Central heating is installed in most new housing in Russian cities, as well as many places in northern Europe, where people seldom require air conditioning in their homes because of the temperate climate. But that means, of course, entire cities stay warm when the heating is turned on and shiver when it is off and the temperature falls.

Moscow temperatures were 8 to 10 C in the second and third weeks of September, 1 to 2 degrees lower than average for this time of year, said Nikolai Volobuyev, deputy head of the federal weather bureau.

"This is a considerable drop for the fall, when every degree is important," he said.

The temperature on Sept. 1, the first day of school, when outdoor welcoming ceremonies are held on school grounds around Moscow, was 8 C.

When Shuvalova brought Mark Latukhin, the 9-year-old boy she cares for, to School No. 142 in central Moscow, she saw some first graders being taken inside the building before the ceremony was over. "The small kids, the girls especially, were shivering while listening to the principal's welcome speech," she said.

Schools, hospitals and kindergartens have been able to receive heating since Sept. 16 if they applied for it, according to City Hall's fuel and energy department, which oversees the heating supply.

Under city rules, the heat is turned on for residential buildings after the temperature is lower than 8 C for more than five days, which is usually the case in mid-October, department spokeswoman Marina Gaze said.

City Hall decided Tuesday to turn on the system earlier, even though there have not been five full days with temperatures below 8 C, she said.

About 2,000 Moscow apartments, many of them in the Tverskoi and Fili districts, started receiving heat Wednesday in a check of the general condition of the system.

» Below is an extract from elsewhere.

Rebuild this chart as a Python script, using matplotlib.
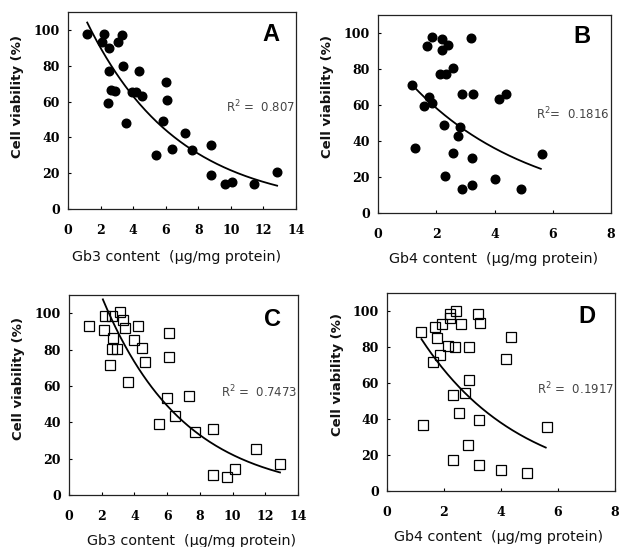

Gaze said changing the system was out of the question because it would require a major infrastructure overhaul. First, giant heating plants would need to be replaced with small boilers for each apartment building or each district. This would essentially involve doubling the number of pipes currently used to provide the city's hot water -- adding or reconstructing 4,000 kilometers of pipelines and replacing all old pipes with new ones made of modern materials, such as polyethylene and steel pipes in urethane isolation, according to Moscow United Energy, which holds the city administration's energy assets.

Some residents are fed up with the system. "I would prefer to decide for myself whether it is cold or warm in my apartment to start heating it," said Yelena Rusakova, a high school teacher browsing electric heaters at the Rizhsky market on Thursday. Rusakova, who bought two heaters, added that she was also tired of the centralized hot water system, which leads to hot water being turned off for several weeks every summer.

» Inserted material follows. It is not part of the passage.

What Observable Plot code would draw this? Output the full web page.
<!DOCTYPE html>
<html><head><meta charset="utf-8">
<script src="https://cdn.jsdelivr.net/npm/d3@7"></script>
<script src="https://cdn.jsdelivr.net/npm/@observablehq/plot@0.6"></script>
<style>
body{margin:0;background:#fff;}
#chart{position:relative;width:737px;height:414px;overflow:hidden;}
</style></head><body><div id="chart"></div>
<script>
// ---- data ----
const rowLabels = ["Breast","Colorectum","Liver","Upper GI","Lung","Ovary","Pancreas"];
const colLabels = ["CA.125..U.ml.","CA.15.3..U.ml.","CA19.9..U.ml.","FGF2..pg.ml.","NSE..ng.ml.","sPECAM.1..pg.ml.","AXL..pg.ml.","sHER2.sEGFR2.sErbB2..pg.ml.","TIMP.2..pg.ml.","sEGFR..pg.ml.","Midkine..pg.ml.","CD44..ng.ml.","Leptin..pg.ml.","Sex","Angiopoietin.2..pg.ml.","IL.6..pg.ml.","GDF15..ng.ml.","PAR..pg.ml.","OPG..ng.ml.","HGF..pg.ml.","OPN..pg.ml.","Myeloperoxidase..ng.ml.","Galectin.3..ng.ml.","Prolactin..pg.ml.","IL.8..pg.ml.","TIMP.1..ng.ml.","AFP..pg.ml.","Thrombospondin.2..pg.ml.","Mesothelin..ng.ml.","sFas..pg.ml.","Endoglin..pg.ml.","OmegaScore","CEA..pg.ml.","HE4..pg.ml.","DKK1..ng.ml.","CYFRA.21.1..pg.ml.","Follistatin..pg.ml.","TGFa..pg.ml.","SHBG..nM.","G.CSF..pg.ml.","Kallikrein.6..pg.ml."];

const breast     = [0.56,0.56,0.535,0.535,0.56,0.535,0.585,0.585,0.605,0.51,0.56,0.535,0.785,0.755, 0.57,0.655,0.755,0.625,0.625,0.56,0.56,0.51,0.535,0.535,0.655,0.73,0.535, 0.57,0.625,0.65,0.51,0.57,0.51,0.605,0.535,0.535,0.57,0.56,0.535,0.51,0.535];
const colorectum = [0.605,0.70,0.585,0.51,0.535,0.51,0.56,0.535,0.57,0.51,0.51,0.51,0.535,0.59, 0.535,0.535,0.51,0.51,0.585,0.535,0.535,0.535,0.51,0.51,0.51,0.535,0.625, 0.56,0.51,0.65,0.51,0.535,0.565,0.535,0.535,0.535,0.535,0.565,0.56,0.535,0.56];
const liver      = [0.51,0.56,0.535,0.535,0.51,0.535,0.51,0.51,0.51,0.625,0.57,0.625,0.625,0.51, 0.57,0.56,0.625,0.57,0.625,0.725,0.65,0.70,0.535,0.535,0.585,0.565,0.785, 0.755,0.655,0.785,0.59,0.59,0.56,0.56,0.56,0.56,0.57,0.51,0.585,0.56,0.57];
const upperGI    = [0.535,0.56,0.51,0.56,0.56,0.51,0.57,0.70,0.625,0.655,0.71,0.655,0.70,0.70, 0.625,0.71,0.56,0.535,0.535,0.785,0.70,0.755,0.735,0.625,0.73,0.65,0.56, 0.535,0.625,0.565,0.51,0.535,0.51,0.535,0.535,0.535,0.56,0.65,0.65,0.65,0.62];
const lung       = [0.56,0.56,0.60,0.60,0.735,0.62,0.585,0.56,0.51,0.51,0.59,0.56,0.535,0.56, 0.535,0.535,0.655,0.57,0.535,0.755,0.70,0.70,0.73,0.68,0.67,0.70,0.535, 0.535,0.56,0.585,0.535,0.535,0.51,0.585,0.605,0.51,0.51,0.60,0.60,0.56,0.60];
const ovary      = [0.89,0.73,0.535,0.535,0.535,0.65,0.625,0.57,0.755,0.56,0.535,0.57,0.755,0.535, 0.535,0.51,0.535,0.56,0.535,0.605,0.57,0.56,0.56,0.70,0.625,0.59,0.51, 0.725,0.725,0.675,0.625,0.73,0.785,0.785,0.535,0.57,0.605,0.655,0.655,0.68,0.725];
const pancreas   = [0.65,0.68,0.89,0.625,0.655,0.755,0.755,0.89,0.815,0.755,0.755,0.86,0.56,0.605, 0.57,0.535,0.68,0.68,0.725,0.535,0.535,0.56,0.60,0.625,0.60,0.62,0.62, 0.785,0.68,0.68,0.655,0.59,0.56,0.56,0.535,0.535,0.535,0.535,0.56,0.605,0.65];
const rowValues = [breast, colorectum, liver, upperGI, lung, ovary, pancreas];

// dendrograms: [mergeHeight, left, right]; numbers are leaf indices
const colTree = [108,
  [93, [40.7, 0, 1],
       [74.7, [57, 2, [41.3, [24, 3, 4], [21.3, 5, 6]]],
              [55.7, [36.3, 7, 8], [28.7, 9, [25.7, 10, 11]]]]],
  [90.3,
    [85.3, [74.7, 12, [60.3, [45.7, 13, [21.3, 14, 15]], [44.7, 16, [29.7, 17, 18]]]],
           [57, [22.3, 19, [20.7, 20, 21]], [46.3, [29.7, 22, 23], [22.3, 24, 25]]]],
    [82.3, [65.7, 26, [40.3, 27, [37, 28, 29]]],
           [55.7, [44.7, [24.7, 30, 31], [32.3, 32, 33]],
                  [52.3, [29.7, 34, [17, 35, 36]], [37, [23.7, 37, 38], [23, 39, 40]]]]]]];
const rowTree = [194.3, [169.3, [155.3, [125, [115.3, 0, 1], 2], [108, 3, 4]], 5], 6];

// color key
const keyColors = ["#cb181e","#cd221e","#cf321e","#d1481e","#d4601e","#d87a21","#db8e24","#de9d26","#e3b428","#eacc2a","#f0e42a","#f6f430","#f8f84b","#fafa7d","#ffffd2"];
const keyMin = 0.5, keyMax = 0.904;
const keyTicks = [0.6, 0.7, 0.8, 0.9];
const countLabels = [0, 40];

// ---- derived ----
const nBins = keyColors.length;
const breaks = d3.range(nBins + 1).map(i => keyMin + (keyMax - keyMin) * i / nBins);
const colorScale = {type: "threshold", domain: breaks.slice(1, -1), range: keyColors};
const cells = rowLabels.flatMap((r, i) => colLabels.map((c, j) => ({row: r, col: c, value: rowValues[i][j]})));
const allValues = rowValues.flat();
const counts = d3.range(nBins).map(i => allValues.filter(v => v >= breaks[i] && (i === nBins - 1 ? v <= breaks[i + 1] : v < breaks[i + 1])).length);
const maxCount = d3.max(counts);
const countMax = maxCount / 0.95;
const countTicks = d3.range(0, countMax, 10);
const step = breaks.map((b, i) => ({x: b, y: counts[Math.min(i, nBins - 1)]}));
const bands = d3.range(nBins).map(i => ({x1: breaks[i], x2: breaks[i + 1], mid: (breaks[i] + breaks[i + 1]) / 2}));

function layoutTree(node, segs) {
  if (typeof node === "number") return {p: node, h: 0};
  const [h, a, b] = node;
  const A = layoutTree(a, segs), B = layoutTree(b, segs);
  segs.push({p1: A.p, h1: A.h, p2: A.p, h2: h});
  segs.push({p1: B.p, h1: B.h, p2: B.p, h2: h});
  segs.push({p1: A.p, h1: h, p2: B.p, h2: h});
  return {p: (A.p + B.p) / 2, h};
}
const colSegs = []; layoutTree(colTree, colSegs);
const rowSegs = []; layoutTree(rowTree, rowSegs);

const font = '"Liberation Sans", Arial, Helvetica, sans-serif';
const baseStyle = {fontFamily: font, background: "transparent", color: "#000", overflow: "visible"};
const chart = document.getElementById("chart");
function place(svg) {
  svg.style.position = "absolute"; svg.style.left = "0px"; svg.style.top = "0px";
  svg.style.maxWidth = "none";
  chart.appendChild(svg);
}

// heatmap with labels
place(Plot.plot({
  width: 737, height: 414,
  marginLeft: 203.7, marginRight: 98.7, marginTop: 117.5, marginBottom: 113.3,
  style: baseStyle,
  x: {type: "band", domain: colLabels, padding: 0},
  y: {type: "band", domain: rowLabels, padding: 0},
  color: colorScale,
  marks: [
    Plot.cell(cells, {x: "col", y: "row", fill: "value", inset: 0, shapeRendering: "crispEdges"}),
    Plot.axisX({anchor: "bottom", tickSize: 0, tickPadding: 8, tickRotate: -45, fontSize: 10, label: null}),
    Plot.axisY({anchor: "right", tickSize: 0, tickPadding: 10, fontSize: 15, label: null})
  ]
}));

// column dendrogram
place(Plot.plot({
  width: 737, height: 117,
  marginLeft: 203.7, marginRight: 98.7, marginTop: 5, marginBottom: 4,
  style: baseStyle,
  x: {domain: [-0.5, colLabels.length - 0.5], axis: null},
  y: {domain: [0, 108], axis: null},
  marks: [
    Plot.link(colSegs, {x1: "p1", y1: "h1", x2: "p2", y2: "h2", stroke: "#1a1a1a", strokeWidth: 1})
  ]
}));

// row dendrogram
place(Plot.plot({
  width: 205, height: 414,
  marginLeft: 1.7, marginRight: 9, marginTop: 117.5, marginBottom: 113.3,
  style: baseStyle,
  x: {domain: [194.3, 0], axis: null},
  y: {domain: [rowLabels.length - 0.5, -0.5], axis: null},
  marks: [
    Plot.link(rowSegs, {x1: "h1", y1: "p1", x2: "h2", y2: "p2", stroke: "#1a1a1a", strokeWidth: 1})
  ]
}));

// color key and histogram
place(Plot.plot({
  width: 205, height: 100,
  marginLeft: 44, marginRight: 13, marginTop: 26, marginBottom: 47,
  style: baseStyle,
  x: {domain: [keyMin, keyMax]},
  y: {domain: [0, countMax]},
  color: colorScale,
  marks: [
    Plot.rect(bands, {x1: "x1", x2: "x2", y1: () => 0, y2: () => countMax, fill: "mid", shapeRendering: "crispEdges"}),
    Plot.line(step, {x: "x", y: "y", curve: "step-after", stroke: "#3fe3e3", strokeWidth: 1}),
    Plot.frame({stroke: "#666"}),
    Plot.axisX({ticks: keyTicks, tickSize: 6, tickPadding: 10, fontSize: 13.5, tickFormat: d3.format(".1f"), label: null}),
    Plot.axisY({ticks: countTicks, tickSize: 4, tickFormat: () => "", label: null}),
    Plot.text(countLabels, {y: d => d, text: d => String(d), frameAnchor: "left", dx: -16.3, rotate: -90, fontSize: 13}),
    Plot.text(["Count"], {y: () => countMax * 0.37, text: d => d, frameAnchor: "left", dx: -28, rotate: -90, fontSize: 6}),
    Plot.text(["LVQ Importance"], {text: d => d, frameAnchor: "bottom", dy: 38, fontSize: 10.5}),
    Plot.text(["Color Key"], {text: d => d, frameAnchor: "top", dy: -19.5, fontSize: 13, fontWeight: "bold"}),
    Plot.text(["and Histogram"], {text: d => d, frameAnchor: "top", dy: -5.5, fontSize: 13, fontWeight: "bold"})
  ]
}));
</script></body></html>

Moscow stores, meanwhile, are seeing the sale of electric heaters soar as people try to fight off the September cold. Sales at the Tekhnosila electronics chain have jumped more than 150 percent in the first three weeks of September in comparison to the same period last year, said store spokeswoman Nadezhda Senyuk. "We are really busy day and night trying to supply our stores with these kinds of things. On weekends, everything is usually sold out," she said.

The weather forecast for the next few days does not promise any relief. Rain is predicted for Saturday, and the temperature is expected to hover around 8 to 10 degrees throughout the next week.

But there is some good news, too. The cold spell came from the north, not the Atlantic, raising the possibility of an Indian summer with temperatures of up to 20 C in October, the federal weather bureau said.

The city administration, however, will not turn off central heating. Once it is turned on, it remains on until late spring.